Benchmarks on the DLWSs
From Robin
Current revision as of 14:48, 14 December 2022
Contents |
ROBIN GPU Benchmarking
We performed a benchmark on the deep learning workstations to assess their performance in terms of training throughput. We have documented the process for reproducibility.
Methodology
Training throughput is a better performance measure for GPUs when training deep learning algorithms than e.g. FLOPS, as per Lambda Labs. Since we used image data, the unit is [images/sec].
Tested Environment
- OS: Red Hat Enterprise Linux release 8.7 (Ootpa)
- TensorFlow version: 2.4.1
- CUDA Version 11.7
- CUDNN Version 7.X.X
Benchmarking tool
We used a script that allows us to tweak several parameters:
- Toggle XLA
- Number of GPUs
- Number of Batches
- Number of Runs
- Model type (ResNet50, ResNet152, AlexNet, Inceptionv3, Inceptionv4, VGG-16)
- Precision (floating point 16 / 32)
- Inference / training mode
Dataset
The code also allows us to use synthetic or real data. Synthetic data is composed of images of random pixel colors generated directly on the GPU.

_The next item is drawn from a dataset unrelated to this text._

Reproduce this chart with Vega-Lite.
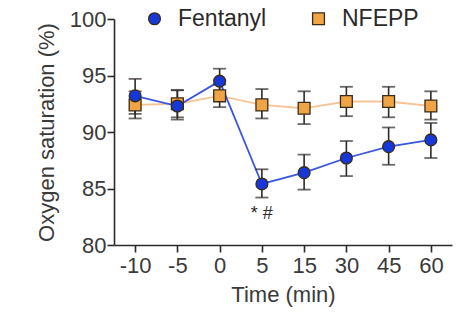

Parameters for this benchmark
- XLA disabled
- 1 GPU
- 100 batches
- 1 run
- ResNet50 model
- fp32 precision
- training
- ImageNet (synthetic data)
Specifically, the command used is:
./batch_benchmark.sh 1 1 1 100 10 config/config_resnet50_replicated_fp32_train_syn
Results
Workstation Name | Rudolph | Dunder | Dancer | Vixen | ||
---|---|---|---|---|---|---|
GPU | NVIDIA GeForce GTX 1080 Ti | NVIDIA GeForce GTX 3090 | NVIDIA GeForce GTX 3090 | NVIDIA GeForce GTX 3070 | ||
RAM size [MB] | 10216 | 22378 | 22373 | 7144 | ||
Compute Capability | 6.1 | 8.6 | 8.6 | 8.6 | ||
Batch size | 56 | 112 | 112 | 112 | 40 | 112 |
Throughput [images/sec] | 211.78 | 213.38 | 532.09 | 531.04 | 285.59 | OOM* |
*OOM = out of memory error
The trend we see is that the larger the RAM and the higher the compute capability, the higher the throughput. This is exactly what we expect!
Notes
- The default batch size is automatically determined by the script, as a function of the available GPU RAM size and the number of tunable parameters in the chosen model. For more details about choosing batch sizes, see here
- It would be interesting to see how much the XLA option increases the training throughput.